I was a little shocked to discover I hadn’t written about this yet—it’s one of my favorite makes-a-lot recipes. The original, from Epicurious, serves two. I’ve tripled the meatball portion of the recipe here, since as long as I’m getting my hands full of turkey-pesto goo I always make enough to freeze for another couple of meals. At some point during the coming weeks I’ll get home tired and dither over what to make for dinner, one hand on the delivery menus, until I open the freezer and find that nifty little Ziploc bag of lightly browned, basil-flecked meatballs. Using jarred sauce (yes, sometimes I use jarred sauce—I particularly like Barilla), thirty minutes later (including the wait for the spaghetti water to boil), dinner’s on the table.
Weight Watchers readers: Each meatball is about 1 point, and I usually don’t eat more than 5 or 6 at a time.
Spaghetti with Turkey-Pesto Meatballs
Adapted from Epicurious
Serves 2-3, with extra meatballs to freeze for 4-6 later servings
2 cups homemade or purchased chunky tomato pasta sauce
1 ½ pounds ground turkey
1 ¼ cups plain dried breadcrumbs
½ cup homemade or purchased pesto
3 egg whites
¾ t. salt
1 lb spaghetti [I use whole wheat]
Preheat oven to 350.
Spread 1 cup pasta sauce over bottom of heavy medium skillet. Mix turkey, breadcrumbs, pesto, egg white and salt in medium bowl—don’t overmix or they’ll turn to lead.
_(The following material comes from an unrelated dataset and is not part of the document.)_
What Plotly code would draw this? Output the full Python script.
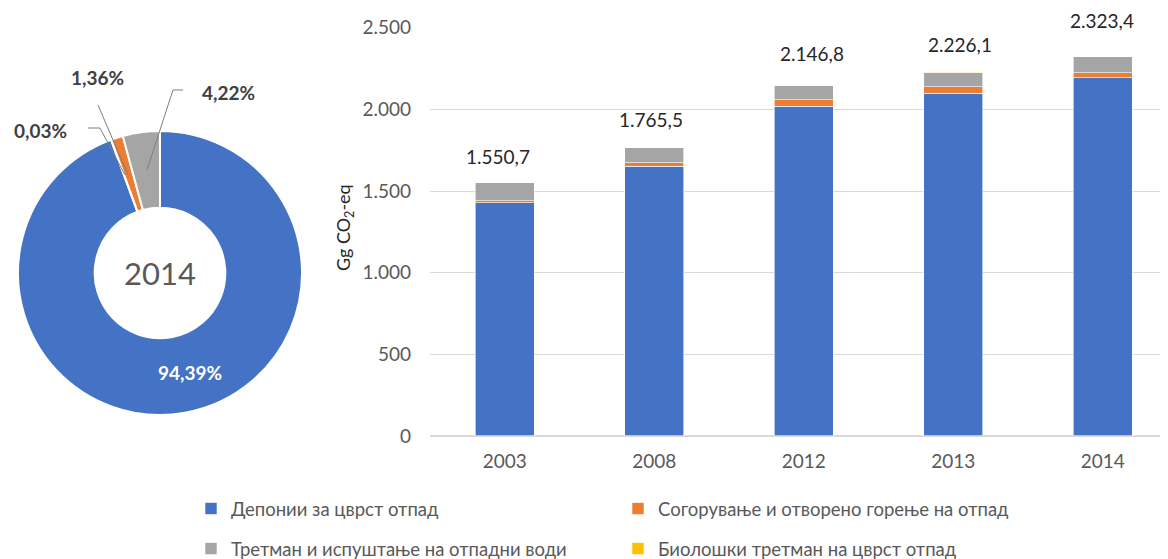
import plotly.graph_objects as go

# page body keeps an 8px margin, so the figure is drawn 8px smaller and coordinates offset
OFF = 8
W, H = 1168 - OFF, 559 - OFF
FONT = "Lato, 'Noto Sans', sans-serif"
TICK_GREY = "#595959"
GRID = "#d9d9d9"

years = ["2003", "2008", "2012", "2013", "2014"]
landfill = [1427.0, 1653.0, 2020.0, 2100.0, 2193.1]
incineration = [13.0, 20.0, 39.0, 37.0, 31.6]
wastewater = [110.7, 92.5, 87.8, 87.0, 98.0]
biological = [0.0, 0.0, 0.0, 2.1, 0.7]
totals = [1550.7, 1765.5, 2146.8, 2226.1, 2323.4]

names = [
    "Депонии за цврст отпад",
    "Согорување и отворено горење на отпад",
    "Третман и испуштање на отпадни води",
    "Биолошки третман на цврст отпад",
]
colors = ["#4472C4", "#ED7D31", "#A5A5A5", "#FFC000"]

# donut for 2014, clockwise from 12 o'clock
pie_labels = [names[0], names[3], names[1], names[2]]
pie_values = [landfill[4], biological[4], incineration[4], wastewater[4]]
pie_colors = [colors[0], colors[3], colors[1], colors[2]]


def px(x, y):
    # page pixel -> paper fraction
    return (x - OFF) / W, 1 - (y - OFF) / H


def num(v):
    s = f"{v:,.1f}"
    return s.replace(",", "X").replace(".", ",").replace("X", ".")


fig = go.Figure()

series = [landfill, incineration, wastewater, biological]
legends = ["legend", "legend", "legend2", "legend2"]
for name, vals, col, lg in zip(names, series, colors, legends):
    fig.add_trace(go.Bar(
        x=years, y=vals, name=name, width=0.395,
        marker=dict(color=col, line=dict(color="white", width=0.6)),
        legend=lg,
    ))

# donut
cx, cy, R = 160, 273, 142
x0, y1 = px(cx - R, cy - R)
x1, y0 = px(cx + R, cy + R)
fig.add_trace(go.Pie(
    labels=pie_labels, values=pie_values, hole=0.46,
    sort=False, direction="clockwise", rotation=0,
    marker=dict(colors=pie_colors, line=dict(color="white", width=2)),
    textinfo="none", showlegend=False,
    domain=dict(x=[x0, x1], y=[y0, y1]),
))

total14 = sum(pie_values)
pct = {lab: f"{v / total14 * 100:.2f}%".replace(".", ",") for lab, v in zip(pie_labels, pie_values)}

annotations = []
# centre label
cxp, cyp = px(cx, cy)
annotations.append(dict(x=cxp, y=cyp, xref="paper", yref="paper", text="2014",
                        xanchor="center", yanchor="middle",
                        showarrow=False, font=dict(size=31, color=TICK_GREY)))
# slice labels
label_pos = {names[0]: (190, 372), names[3]: (40, 130), names[1]: (97, 77), names[2]: (228, 92)}
for lab, (lx, ly) in label_pos.items():
    xp, yp = px(lx, ly)
    col = "white" if lab == names[0] else "#404040"
    annotations.append(dict(x=xp, y=yp, xref="paper", yref="paper", text=f"<b>{pct[lab]}</b>",
                            xanchor="center", yanchor="middle",
                            showarrow=False, font=dict(size=19, color=col)))

# leader lines
leaders = [
    [(88, 128), (100, 128), (125, 175)],
    [(98, 105), (128, 175)],
    [(183, 90), (173, 90), (147, 170)],
]
shapes = []
for pts in leaders:
    path = "M " + " L ".join(f"{px(a, b)[0]:.5f},{px(a, b)[1]:.5f}" for a, b in pts)
    shapes.append(dict(type="path", xref="paper", yref="paper", path=path,
                       line=dict(color="#7f7f7f", width=1)))

# totals above bars
shifts = [26, 28, 32, 28, 36]
xoffs = [-7, -3, 8, 7, -1]
for i, (t, s, dx) in enumerate(zip(totals, shifts, xoffs)):
    annotations.append(dict(x=i, y=t, xref="x", yref="y", text=num(t), showarrow=False,
                            yshift=s, xshift=dx, font=dict(size=19, color="#262626")))

# y-axis title
tx, ty = px(345, 228)
annotations.append(dict(x=tx, y=ty, xref="paper", yref="paper", text="Gg CO<sub>2</sub>-eq",
                        xanchor="center", yanchor="middle",
                        textangle=-90, showarrow=False, font=dict(size=18, color="#262626")))

fig.update_layout(
    width=W, height=H,
    barmode="stack",
    separators=",.",
    paper_bgcolor="white", plot_bgcolor="white",
    font=dict(family=FONT, color=TICK_GREY),
    margin=dict(l=0, r=0, t=0, b=0, autoexpand=False),
    xaxis=dict(domain=[px(430, 0)[0], 1], range=[-0.5, 4.436], showgrid=False, showline=False,
               ticks="", tickfont=dict(size=19, color=TICK_GREY), ticklabelstandoff=12),
    yaxis=dict(domain=[px(0, 436)[1], px(0, 27.7)[1]], range=[0, 2500], dtick=500,
               tickformat=",", gridcolor=GRID, gridwidth=1, zeroline=True, zerolinecolor=GRID,
               tickfont=dict(size=19, color=TICK_GREY), ticklabelstandoff=18),
    legend=dict(orientation="h", x=px(191, 0)[0], y=px(0, 490)[1], xanchor="left", yanchor="top",
                entrywidth=382, entrywidthmode="pixels", traceorder="normal",
                font=dict(size=18.5, color=TICK_GREY), itemwidth=30),
    legend2=dict(orientation="h", x=px(191, 0)[0], y=px(0, 530)[1], xanchor="left", yanchor="top",
                 entrywidth=382, entrywidthmode="pixels", traceorder="normal",
                 font=dict(size=18.5, color=TICK_GREY), itemwidth=30),
    annotations=annotations,
    shapes=shapes,
)

fig.write_html("out.html")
Using moistened hands, form mixture into 50 medium-sized meatballs. Place 16 meatballs in single layer in sauce, and reserve the other 34. Spoon remaining sauce over. Bring to simmer. Cover; reduce heat to medium-low and simmer until meatballs are cooked through, stirring occasionally, about 20 minutes.
Meanwhile, cook pasta in large pot of boiling salted water until just tender but still firm to bite. Drain pasta; divide between bowls. Top with meatballs and sauce.
[Now, you’re asking, what about those other 34 meatballs? Here’s where that preheated oven comes in. Put a small rack (I use a cookie-cooling rack) on a cookie sheet and lightly coat with non-stick spray. (You can line the cookie sheet with aluminum foil to save on cleanup time later.) Put the reserved meatballs on the rack, and bake for 20-25 minutes, or until lightly browned. Allow to cool fully, then freeze. To reheat, defrost in the microwave (or the fridge, if you have time) and then simmer in a pot of sauce as above. The texture of the baked meatballs will be different from the ones cooked in the sauce—they’ve got a bit of a crust, which I like quite a bit, and a surprising amount of fat cooks out, which I think makes them denser. The saucy ones are much softer and almost melty.]